E-waste damaging China, India
November 1, 2010

Recently a landmark bill banning the export of electronic waste to developing nations – mainly China, India and Nigeria was introduced in the US. Although the bill seeks to cut all e-waste exports due to their hazardous nature, it contains a loophole that allows working electronic products that can be repaired or refurbished to be shipped overseas and recycled.  Unfortunately however, the bill which seeks to promote green diplomacy, is just a veil, since much of the material that currently already ends up in developing nations – all global hotspots for recycling – is still usable, but is dismantled nevertheless under crude conditions for precious metals, such as gold, palladium and copper.

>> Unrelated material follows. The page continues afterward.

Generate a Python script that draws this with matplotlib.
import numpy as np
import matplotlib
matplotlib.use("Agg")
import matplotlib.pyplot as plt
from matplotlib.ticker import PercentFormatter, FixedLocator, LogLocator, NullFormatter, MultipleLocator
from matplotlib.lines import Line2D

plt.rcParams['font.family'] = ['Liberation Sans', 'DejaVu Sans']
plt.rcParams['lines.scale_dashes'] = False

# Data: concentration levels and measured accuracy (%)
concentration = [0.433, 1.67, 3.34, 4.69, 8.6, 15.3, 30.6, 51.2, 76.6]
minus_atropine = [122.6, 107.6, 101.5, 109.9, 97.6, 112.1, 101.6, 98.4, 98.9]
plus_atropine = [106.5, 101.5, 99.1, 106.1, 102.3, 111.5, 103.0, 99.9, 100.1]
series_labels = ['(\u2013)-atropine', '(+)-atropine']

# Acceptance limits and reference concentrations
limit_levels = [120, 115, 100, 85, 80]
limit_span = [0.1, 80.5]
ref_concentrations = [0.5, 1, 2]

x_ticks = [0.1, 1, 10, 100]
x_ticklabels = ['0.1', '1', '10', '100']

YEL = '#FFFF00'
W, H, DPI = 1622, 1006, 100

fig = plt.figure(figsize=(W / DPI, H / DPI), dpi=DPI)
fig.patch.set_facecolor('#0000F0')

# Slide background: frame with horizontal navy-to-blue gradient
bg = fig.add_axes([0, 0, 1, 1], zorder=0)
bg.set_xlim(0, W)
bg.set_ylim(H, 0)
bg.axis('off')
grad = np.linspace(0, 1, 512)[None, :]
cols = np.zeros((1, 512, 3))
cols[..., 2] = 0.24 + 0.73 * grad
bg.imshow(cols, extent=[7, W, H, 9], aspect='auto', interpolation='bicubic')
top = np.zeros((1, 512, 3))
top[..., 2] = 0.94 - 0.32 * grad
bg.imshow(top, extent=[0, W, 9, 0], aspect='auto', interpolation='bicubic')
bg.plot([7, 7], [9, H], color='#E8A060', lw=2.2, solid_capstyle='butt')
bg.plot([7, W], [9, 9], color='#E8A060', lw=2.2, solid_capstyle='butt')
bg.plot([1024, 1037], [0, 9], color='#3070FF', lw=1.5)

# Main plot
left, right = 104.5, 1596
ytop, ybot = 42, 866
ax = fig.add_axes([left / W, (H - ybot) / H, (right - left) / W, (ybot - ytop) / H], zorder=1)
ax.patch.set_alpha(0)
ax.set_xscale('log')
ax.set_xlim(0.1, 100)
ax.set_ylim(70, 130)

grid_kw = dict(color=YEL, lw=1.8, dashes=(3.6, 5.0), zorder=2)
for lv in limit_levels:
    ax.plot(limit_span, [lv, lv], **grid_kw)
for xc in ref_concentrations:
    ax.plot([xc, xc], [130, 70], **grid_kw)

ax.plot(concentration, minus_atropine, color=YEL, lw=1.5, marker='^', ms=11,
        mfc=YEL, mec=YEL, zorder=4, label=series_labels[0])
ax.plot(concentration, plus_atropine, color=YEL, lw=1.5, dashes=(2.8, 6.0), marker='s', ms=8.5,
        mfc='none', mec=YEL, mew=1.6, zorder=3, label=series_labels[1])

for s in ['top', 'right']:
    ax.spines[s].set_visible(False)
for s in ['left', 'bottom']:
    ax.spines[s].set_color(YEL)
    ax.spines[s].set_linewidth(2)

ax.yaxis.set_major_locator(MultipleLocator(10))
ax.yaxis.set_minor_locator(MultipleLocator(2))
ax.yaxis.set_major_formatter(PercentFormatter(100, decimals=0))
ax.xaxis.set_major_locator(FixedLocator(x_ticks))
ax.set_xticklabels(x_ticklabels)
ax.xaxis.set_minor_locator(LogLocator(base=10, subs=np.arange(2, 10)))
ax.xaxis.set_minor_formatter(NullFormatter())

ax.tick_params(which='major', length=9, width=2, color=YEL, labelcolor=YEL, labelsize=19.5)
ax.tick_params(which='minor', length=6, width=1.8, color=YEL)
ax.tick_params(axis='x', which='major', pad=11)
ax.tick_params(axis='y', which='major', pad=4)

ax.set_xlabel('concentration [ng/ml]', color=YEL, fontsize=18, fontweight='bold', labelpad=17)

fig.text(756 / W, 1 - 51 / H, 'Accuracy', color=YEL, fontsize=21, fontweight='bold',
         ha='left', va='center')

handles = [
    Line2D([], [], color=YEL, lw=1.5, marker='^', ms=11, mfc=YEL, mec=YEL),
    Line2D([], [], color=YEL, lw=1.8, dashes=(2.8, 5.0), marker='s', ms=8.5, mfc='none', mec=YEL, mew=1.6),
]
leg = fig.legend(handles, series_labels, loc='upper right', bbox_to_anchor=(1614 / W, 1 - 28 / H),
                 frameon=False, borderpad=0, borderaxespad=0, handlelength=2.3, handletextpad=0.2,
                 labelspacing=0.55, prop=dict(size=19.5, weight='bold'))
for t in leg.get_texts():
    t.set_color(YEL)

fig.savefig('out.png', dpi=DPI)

While India and China have been known to recycle and reuse old, broken down parts, the flood of e-waste  including cell phones, computers, and other electronic device is a serious environmental and health concern. It is estimated that mobile phones in India will generate 1,700 metric tons of e-waste this year, a figure that the UN Environment Program expects to increase 18 fold in the next decade, a potential human health time bomb in a country with a very informal recycling system.

Nonetheless, with ineffective bills passed in developing countries that don’t want to deal with their own e-waste,  both India and China are being digitally damaged.

Research shows that e-waste is gathering in unhealthy heaps due to the increasing market penetration of electrical and electronic goods such as computers, televisions, and mobile phones not only from developed nations but also increasingly from India and China. Advances in technology and a growing consumerism have reduced the average life cycle of these products, increasing the obsolescence rate of electrical and electrical products manifold.

For example, analysts estimate that the volume of e-waste in China will reach 5.1 million metric tons in 2020, an increase of more than 150 percent from 2005. Along with the high generation of e-waste at home, China also receives illegal imports of e-waste from developed countries, and partly as a result of this, e-waste is one of the fastest growing waste streams in China.

However there is light at the end of the tunnel, as  the global e-waste management market grows the  rate of e-waste recycling across all geographies is set to increase. Analysts anticipate the e-waste recovery market to reach US$21 billion in 2020 from US$6.9 billion in 2009. Besides innovative entrepreneurs in both China and India trying to create oil or other sources of energy from recycling redundant products, stringent government regulations and policies on the environment, recycling and safe disposal of e-waste are optimistically increasing the electronic recycling rate across China and India.